→ What you have to do: Word for word, give the material below again, minus any images.
Start Supplied data
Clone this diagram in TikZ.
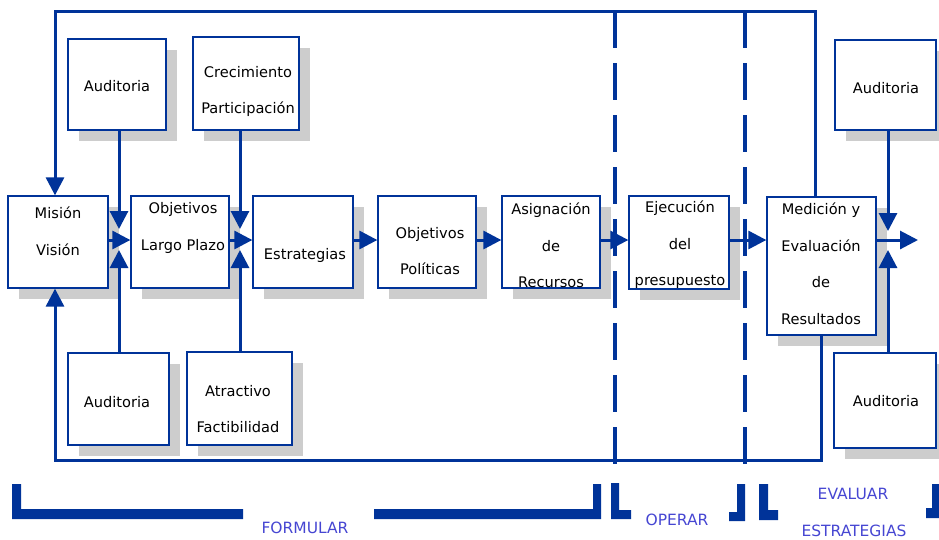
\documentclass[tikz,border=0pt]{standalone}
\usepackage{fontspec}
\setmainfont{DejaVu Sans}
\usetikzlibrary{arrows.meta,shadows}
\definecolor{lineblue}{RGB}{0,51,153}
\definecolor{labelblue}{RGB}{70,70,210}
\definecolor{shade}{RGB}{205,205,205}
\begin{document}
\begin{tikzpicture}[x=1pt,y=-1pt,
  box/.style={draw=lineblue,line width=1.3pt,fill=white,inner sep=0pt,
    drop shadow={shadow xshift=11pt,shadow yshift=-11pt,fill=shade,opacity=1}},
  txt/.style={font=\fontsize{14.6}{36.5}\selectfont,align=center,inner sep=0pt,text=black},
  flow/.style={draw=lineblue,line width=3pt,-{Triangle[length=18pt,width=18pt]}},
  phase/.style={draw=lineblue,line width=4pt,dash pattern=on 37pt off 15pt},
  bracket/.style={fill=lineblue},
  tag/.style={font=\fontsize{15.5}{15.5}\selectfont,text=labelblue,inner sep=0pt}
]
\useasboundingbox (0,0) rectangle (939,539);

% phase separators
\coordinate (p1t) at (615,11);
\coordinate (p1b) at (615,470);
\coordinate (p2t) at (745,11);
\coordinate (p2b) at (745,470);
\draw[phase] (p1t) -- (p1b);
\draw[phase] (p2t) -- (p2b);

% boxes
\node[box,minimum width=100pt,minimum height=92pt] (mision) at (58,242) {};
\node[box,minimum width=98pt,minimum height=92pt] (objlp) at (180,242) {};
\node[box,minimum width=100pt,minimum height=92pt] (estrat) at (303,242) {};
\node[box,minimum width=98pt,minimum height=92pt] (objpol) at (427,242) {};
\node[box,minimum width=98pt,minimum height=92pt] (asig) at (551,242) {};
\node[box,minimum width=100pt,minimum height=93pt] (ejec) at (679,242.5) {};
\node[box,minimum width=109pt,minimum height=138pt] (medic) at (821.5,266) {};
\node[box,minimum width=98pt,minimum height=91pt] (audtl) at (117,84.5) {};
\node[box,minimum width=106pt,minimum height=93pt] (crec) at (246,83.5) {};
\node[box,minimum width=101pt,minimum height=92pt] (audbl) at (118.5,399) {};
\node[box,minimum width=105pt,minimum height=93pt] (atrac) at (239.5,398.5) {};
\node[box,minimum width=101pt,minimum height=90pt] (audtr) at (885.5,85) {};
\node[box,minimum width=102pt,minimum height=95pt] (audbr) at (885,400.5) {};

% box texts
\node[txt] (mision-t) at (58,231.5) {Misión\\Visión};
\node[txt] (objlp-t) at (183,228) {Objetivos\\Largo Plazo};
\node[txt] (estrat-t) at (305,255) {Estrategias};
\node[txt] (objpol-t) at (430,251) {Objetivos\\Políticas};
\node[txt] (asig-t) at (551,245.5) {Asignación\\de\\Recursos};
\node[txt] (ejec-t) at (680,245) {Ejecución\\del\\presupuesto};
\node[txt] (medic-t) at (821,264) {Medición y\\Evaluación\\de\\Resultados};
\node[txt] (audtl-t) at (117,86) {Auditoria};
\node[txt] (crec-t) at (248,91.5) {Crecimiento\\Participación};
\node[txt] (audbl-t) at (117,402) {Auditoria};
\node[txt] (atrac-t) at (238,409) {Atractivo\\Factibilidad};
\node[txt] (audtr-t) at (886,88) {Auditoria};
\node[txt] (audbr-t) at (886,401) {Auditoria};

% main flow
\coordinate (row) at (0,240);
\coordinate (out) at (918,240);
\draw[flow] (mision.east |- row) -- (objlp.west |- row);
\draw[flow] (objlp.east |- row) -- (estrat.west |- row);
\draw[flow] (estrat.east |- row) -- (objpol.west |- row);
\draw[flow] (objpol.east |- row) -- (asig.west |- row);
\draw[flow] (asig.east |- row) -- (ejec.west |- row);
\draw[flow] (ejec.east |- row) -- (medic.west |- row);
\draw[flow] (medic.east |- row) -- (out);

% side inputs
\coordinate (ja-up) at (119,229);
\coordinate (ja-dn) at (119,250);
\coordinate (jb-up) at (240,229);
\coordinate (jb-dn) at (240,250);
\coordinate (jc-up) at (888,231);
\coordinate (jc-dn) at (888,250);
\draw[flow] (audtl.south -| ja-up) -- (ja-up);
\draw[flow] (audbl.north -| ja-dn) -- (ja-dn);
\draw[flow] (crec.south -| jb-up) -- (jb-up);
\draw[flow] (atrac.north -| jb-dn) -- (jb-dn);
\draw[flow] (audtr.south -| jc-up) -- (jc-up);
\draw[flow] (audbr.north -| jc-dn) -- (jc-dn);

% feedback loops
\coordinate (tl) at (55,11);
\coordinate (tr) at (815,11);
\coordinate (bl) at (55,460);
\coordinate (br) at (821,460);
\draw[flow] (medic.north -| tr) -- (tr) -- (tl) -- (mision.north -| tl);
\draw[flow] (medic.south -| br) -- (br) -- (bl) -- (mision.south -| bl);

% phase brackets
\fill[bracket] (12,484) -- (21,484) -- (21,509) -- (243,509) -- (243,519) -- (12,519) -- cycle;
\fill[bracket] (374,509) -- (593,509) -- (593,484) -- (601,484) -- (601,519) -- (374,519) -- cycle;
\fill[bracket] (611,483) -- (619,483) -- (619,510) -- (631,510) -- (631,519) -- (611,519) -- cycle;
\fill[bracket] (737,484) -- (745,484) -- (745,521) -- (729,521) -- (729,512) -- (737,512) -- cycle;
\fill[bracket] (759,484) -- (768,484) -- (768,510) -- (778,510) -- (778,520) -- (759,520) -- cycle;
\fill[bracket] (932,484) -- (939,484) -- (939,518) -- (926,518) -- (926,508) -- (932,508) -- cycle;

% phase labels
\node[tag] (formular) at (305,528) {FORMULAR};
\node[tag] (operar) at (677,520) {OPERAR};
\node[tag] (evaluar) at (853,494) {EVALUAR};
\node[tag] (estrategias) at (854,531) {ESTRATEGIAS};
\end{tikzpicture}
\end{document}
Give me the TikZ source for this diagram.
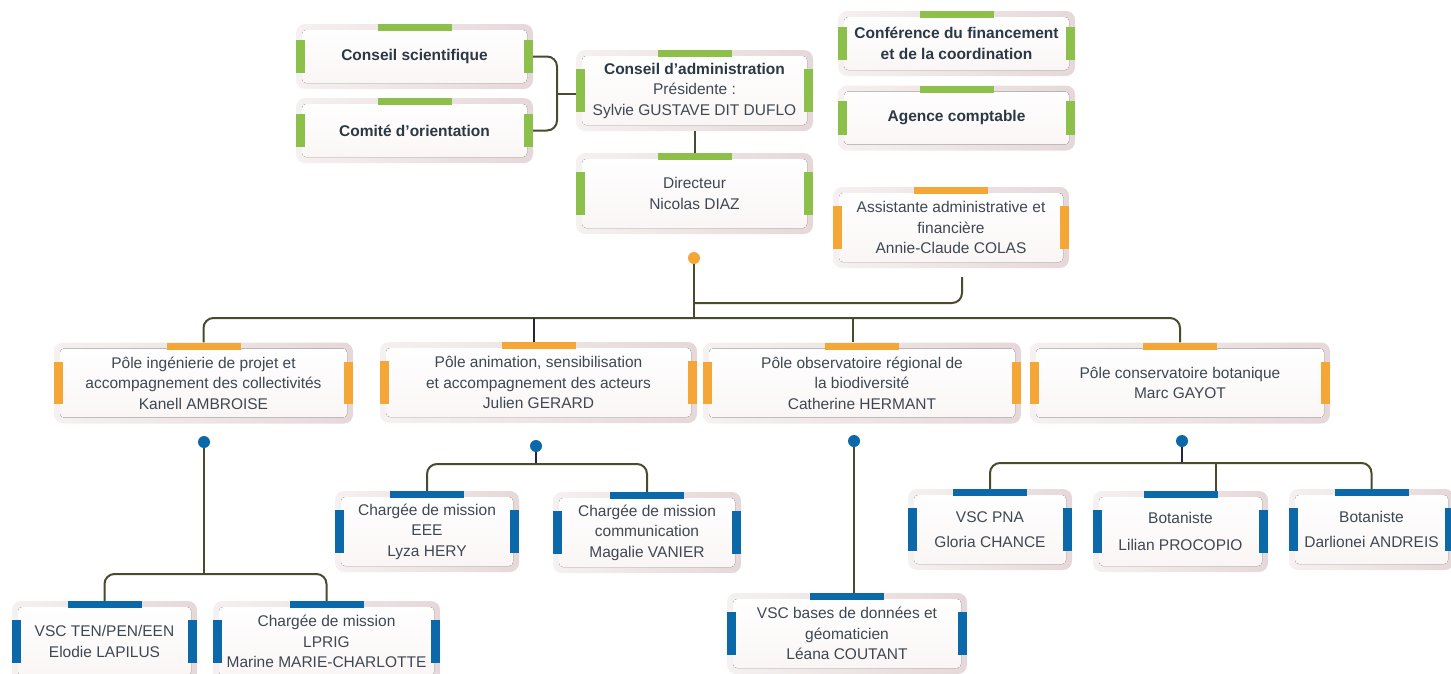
End Supplied data
→ Task solution:
Clone this diagram in TikZ.
\documentclass[tikz,border=0pt]{standalone}
\usepackage{fontspec}
\setmainfont{DejaVu Sans}
\usetikzlibrary{arrows.meta,shadows}
\definecolor{lineblue}{RGB}{0,51,153}
\definecolor{labelblue}{RGB}{70,70,210}
\definecolor{shade}{RGB}{205,205,205}
\begin{document}
\begin{tikzpicture}[x=1pt,y=-1pt,
  box/.style={draw=lineblue,line width=1.3pt,fill=white,inner sep=0pt,
    drop shadow={shadow xshift=11pt,shadow yshift=-11pt,fill=shade,opacity=1}},
  txt/.style={font=\fontsize{14.6}{36.5}\selectfont,align=center,inner sep=0pt,text=black},
  flow/.style={draw=lineblue,line width=3pt,-{Triangle[length=18pt,width=18pt]}},
  phase/.style={draw=lineblue,line width=4pt,dash pattern=on 37pt off 15pt},
  bracket/.style={fill=lineblue},
  tag/.style={font=\fontsize{15.5}{15.5}\selectfont,text=labelblue,inner sep=0pt}
]
\useasboundingbox (0,0) rectangle (939,539);

% phase separators
\coordinate (p1t) at (615,11);
\coordinate (p1b) at (615,470);
\coordinate (p2t) at (745,11);
\coordinate (p2b) at (745,470);
\draw[phase] (p1t) -- (p1b);
\draw[phase] (p2t) -- (p2b);

% boxes
\node[box,minimum width=100pt,minimum height=92pt] (mision) at (58,242) {};
\node[box,minimum width=98pt,minimum height=92pt] (objlp) at (180,242) {};
\node[box,minimum width=100pt,minimum height=92pt] (estrat) at (303,242) {};
\node[box,minimum width=98pt,minimum height=92pt] (objpol) at (427,242) {};
\node[box,minimum width=98pt,minimum height=92pt] (asig) at (551,242) {};
\node[box,minimum width=100pt,minimum height=93pt] (ejec) at (679,242.5) {};
\node[box,minimum width=109pt,minimum height=138pt] (medic) at (821.5,266) {};
\node[box,minimum width=98pt,minimum height=91pt] (audtl) at (117,84.5) {};
\node[box,minimum width=106pt,minimum height=93pt] (crec) at (246,83.5) {};
\node[box,minimum width=101pt,minimum height=92pt] (audbl) at (118.5,399) {};
\node[box,minimum width=105pt,minimum height=93pt] (atrac) at (239.5,398.5) {};
\node[box,minimum width=101pt,minimum height=90pt] (audtr) at (885.5,85) {};
\node[box,minimum width=102pt,minimum height=95pt] (audbr) at (885,400.5) {};

% box texts
\node[txt] (mision-t) at (58,231.5) {Misión\\Visión};
\node[txt] (objlp-t) at (183,228) {Objetivos\\Largo Plazo};
\node[txt] (estrat-t) at (305,255) {Estrategias};
\node[txt] (objpol-t) at (430,251) {Objetivos\\Políticas};
\node[txt] (asig-t) at (551,245.5) {Asignación\\de\\Recursos};
\node[txt] (ejec-t) at (680,245) {Ejecución\\del\\presupuesto};
\node[txt] (medic-t) at (821,264) {Medición y\\Evaluación\\de\\Resultados};
\node[txt] (audtl-t) at (117,86) {Auditoria};
\node[txt] (crec-t) at (248,91.5) {Crecimiento\\Participación};
\node[txt] (audbl-t) at (117,402) {Auditoria};
\node[txt] (atrac-t) at (238,409) {Atractivo\\Factibilidad};
\node[txt] (audtr-t) at (886,88) {Auditoria};
\node[txt] (audbr-t) at (886,401) {Auditoria};

% main flow
\coordinate (row) at (0,240);
\coordinate (out) at (918,240);
\draw[flow] (mision.east |- row) -- (objlp.west |- row);
\draw[flow] (objlp.east |- row) -- (estrat.west |- row);
\draw[flow] (estrat.east |- row) -- (objpol.west |- row);
\draw[flow] (objpol.east |- row) -- (asig.west |- row);
\draw[flow] (asig.east |- row) -- (ejec.west |- row);
\draw[flow] (ejec.east |- row) -- (medic.west |- row);
\draw[flow] (medic.east |- row) -- (out);

% side inputs
\coordinate (ja-up) at (119,229);
\coordinate (ja-dn) at (119,250);
\coordinate (jb-up) at (240,229);
\coordinate (jb-dn) at (240,250);
\coordinate (jc-up) at (888,231);
\coordinate (jc-dn) at (888,250);
\draw[flow] (audtl.south -| ja-up) -- (ja-up);
\draw[flow] (audbl.north -| ja-dn) -- (ja-dn);
\draw[flow] (crec.south -| jb-up) -- (jb-up);
\draw[flow] (atrac.north -| jb-dn) -- (jb-dn);
\draw[flow] (audtr.south -| jc-up) -- (jc-up);
\draw[flow] (audbr.north -| jc-dn) -- (jc-dn);

% feedback loops
\coordinate (tl) at (55,11);
\coordinate (tr) at (815,11);
\coordinate (bl) at (55,460);
\coordinate (br) at (821,460);
\draw[flow] (medic.north -| tr) -- (tr) -- (tl) -- (mision.north -| tl);
\draw[flow] (medic.south -| br) -- (br) -- (bl) -- (mision.south -| bl);

% phase brackets
\fill[bracket] (12,484) -- (21,484) -- (21,509) -- (243,509) -- (243,519) -- (12,519) -- cycle;
\fill[bracket] (374,509) -- (593,509) -- (593,484) -- (601,484) -- (601,519) -- (374,519) -- cycle;
\fill[bracket] (611,483) -- (619,483) -- (619,510) -- (631,510) -- (631,519) -- (611,519) -- cycle;
\fill[bracket] (737,484) -- (745,484) -- (745,521) -- (729,521) -- (729,512) -- (737,512) -- cycle;
\fill[bracket] (759,484) -- (768,484) -- (768,510) -- (778,510) -- (778,520) -- (759,520) -- cycle;
\fill[bracket] (932,484) -- (939,484) -- (939,518) -- (926,518) -- (926,508) -- (932,508) -- cycle;

% phase labels
\node[tag] (formular) at (305,528) {FORMULAR};
\node[tag] (operar) at (677,520) {OPERAR};
\node[tag] (evaluar) at (853,494) {EVALUAR};
\node[tag] (estrategias) at (854,531) {ESTRATEGIAS};
\end{tikzpicture}
\end{document}
Give me the TikZ source for this diagram.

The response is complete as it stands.